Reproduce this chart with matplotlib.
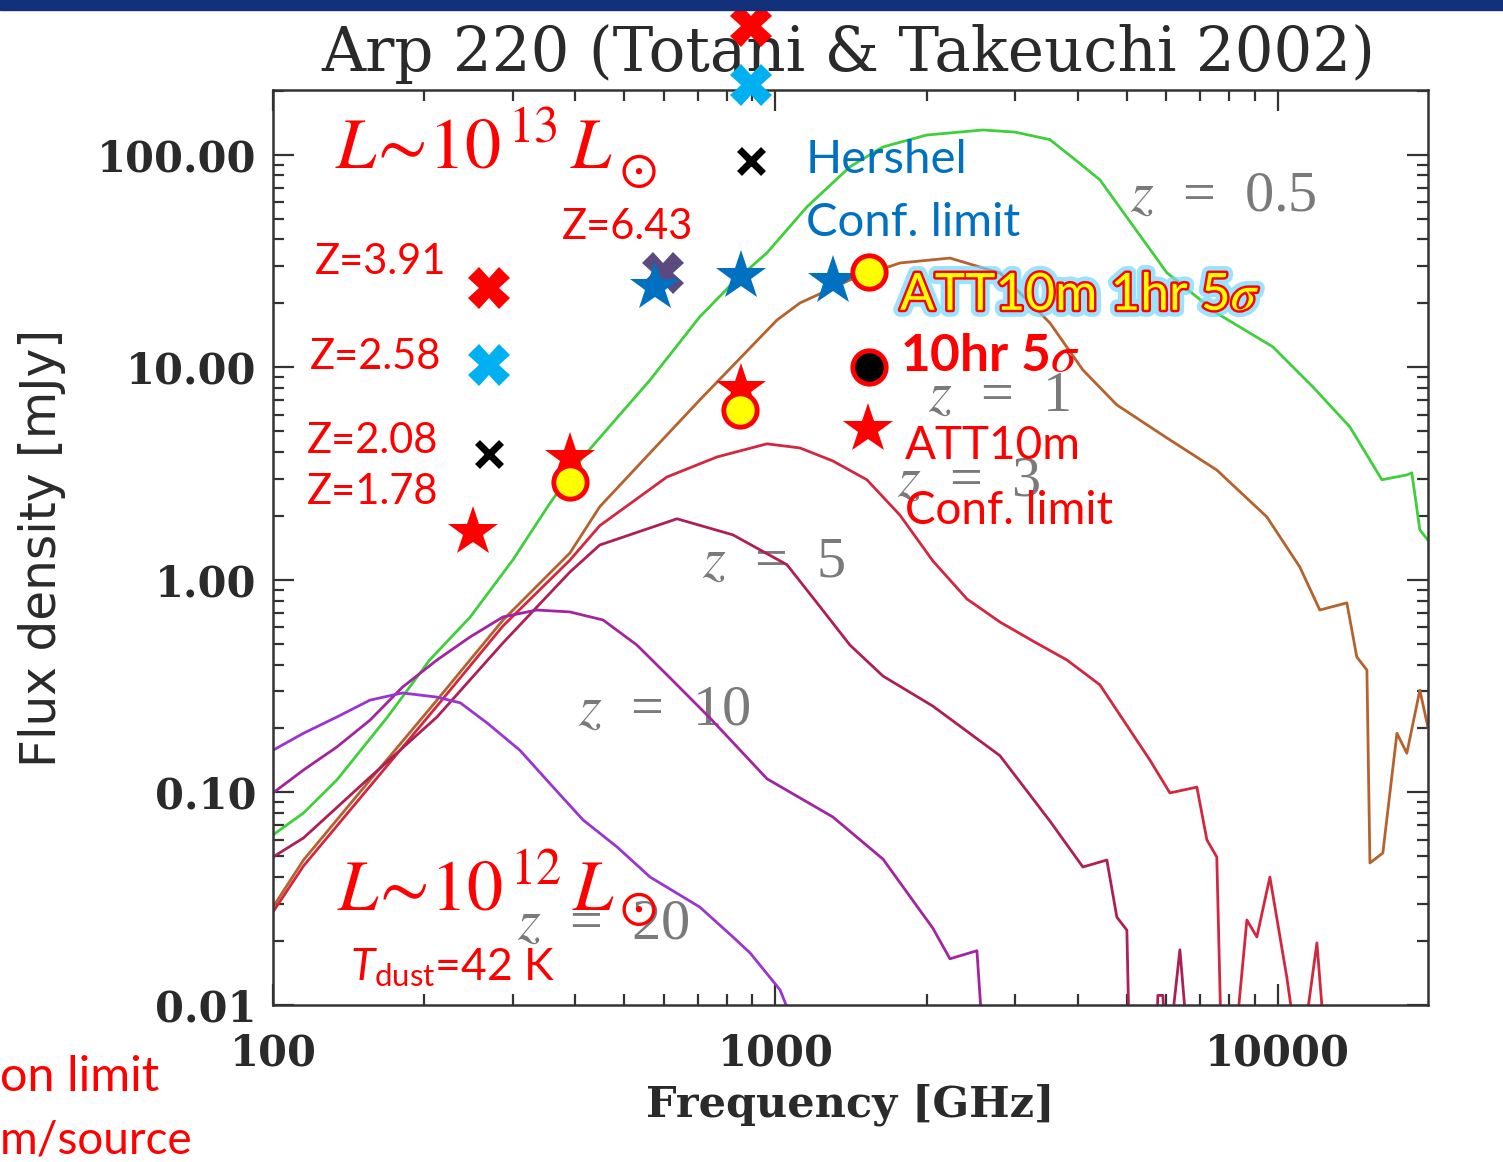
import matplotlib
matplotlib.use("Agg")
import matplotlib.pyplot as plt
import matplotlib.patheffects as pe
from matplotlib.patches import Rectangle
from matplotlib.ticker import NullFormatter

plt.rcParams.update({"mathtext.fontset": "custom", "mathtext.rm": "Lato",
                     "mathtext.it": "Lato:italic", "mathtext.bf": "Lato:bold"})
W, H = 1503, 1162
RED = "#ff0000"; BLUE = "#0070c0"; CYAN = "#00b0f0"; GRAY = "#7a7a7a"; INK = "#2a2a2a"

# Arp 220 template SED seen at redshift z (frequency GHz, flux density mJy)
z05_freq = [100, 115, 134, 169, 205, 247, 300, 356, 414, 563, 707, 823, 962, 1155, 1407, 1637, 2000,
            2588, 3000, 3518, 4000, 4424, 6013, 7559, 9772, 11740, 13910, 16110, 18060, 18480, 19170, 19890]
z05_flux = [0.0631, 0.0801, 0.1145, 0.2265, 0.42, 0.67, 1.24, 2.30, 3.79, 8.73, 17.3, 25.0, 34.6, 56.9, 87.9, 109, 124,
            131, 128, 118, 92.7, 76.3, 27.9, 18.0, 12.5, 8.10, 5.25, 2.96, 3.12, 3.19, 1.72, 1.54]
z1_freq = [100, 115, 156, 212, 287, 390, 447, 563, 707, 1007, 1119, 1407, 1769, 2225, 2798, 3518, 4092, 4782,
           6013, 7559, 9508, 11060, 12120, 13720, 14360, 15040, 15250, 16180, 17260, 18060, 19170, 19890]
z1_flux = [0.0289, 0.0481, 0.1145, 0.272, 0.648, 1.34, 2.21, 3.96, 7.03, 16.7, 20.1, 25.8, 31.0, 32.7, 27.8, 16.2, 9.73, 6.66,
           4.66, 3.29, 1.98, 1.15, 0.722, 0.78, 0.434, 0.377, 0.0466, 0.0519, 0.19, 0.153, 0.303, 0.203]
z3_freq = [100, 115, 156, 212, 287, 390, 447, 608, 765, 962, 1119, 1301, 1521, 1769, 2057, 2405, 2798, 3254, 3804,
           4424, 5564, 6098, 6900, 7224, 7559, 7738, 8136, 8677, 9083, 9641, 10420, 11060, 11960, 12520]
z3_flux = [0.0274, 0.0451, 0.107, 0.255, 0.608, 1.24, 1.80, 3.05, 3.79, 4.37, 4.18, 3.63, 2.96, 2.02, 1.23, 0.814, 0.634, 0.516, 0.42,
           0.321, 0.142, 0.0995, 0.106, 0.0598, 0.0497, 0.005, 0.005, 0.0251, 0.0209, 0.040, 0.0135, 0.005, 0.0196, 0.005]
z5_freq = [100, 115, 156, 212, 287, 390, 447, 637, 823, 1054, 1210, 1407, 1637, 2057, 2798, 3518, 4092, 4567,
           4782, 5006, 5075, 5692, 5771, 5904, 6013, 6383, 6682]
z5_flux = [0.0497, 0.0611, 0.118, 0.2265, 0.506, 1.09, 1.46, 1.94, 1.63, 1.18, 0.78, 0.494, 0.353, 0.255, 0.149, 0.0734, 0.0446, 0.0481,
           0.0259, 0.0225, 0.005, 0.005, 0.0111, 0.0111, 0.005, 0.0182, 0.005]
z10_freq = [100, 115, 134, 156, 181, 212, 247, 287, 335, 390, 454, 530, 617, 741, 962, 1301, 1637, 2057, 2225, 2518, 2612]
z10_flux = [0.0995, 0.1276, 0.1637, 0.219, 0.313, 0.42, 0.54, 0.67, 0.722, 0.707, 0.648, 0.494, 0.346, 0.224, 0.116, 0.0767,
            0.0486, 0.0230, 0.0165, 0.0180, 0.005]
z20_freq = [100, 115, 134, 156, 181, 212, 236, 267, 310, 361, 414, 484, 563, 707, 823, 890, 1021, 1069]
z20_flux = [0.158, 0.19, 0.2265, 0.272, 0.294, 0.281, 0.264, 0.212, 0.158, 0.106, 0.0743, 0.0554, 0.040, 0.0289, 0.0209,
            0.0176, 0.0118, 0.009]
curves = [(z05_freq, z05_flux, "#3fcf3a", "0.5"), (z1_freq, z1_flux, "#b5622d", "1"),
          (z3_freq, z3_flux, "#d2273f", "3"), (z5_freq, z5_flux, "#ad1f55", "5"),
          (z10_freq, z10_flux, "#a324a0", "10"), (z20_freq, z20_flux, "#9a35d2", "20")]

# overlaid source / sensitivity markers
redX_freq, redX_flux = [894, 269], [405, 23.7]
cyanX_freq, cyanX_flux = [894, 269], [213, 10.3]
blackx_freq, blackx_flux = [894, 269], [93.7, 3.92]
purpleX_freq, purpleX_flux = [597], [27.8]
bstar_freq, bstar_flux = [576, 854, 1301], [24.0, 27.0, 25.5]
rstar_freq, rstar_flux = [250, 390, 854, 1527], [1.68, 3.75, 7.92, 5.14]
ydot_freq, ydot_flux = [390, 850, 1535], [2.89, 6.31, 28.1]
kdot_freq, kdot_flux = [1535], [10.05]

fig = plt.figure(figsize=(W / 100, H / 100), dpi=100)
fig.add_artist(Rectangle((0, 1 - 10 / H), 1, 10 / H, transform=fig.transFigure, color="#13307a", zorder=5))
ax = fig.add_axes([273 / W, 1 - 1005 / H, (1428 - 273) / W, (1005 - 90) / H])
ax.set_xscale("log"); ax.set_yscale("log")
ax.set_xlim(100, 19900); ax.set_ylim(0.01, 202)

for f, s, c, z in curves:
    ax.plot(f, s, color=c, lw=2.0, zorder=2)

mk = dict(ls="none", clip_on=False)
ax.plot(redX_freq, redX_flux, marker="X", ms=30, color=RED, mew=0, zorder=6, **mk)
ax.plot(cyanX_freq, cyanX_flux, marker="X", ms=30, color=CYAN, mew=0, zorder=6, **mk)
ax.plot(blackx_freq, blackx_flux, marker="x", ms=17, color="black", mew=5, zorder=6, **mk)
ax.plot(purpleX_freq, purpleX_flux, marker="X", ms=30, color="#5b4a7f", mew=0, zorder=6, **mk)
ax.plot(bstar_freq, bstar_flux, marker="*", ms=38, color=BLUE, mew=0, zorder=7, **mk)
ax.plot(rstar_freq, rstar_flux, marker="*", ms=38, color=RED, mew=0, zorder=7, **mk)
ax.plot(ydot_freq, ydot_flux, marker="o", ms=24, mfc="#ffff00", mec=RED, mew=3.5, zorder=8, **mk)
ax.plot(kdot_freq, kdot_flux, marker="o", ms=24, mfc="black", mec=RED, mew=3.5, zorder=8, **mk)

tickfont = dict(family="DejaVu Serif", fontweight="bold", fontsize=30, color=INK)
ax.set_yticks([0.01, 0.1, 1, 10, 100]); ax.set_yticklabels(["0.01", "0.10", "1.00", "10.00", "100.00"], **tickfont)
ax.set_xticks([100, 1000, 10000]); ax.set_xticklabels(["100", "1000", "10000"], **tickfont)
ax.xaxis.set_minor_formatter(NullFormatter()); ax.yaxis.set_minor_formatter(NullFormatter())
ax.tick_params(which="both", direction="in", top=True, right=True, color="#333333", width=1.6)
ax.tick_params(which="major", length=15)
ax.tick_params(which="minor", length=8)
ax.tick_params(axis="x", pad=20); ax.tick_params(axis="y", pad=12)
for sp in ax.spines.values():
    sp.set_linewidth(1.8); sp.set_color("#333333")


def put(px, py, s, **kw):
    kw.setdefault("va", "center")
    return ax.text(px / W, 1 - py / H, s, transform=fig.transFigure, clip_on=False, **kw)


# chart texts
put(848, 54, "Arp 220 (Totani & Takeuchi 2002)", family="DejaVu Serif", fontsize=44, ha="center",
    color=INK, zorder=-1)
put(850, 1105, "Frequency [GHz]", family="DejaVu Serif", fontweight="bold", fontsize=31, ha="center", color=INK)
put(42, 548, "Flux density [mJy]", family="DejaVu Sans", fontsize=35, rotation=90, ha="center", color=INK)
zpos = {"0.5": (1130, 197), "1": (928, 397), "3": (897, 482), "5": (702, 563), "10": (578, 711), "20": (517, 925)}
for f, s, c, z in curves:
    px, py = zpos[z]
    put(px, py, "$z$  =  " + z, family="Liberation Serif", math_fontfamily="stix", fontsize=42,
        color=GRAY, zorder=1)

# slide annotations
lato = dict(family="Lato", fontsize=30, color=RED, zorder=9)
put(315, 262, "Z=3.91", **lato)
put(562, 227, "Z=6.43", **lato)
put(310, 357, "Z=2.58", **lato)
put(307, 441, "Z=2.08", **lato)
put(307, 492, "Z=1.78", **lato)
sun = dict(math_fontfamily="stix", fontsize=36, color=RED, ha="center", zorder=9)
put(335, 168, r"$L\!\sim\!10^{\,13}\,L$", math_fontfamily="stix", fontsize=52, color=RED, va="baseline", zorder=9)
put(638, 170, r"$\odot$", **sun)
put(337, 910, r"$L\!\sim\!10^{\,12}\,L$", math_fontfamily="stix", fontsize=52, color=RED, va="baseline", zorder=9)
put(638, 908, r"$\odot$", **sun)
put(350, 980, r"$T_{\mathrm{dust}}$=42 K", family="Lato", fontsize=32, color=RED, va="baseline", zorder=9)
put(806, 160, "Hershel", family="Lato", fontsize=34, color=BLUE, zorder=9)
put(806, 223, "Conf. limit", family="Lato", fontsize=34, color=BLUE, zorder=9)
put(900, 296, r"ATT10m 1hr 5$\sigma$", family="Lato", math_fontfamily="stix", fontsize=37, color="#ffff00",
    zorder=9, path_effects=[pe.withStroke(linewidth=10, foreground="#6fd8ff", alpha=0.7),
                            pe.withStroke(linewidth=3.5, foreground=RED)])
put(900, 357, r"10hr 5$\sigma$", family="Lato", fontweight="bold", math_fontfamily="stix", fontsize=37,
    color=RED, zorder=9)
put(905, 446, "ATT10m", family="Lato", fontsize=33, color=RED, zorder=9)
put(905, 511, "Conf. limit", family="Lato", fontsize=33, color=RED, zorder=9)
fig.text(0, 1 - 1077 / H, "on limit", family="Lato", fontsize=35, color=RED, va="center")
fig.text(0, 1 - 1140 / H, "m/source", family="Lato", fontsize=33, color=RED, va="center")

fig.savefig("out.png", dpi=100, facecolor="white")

----

**What to work on:**
Give again exactly the lines running from the beginning of the material above through the line that contains "from matplotlib.ticker import NullFormatter", and leave out every picture.

**Full answer:**
Reproduce this chart with matplotlib.
import matplotlib
matplotlib.use("Agg")
import matplotlib.pyplot as plt
import matplotlib.patheffects as pe
from matplotlib.patches import Rectangle
from matplotlib.ticker import NullFormatter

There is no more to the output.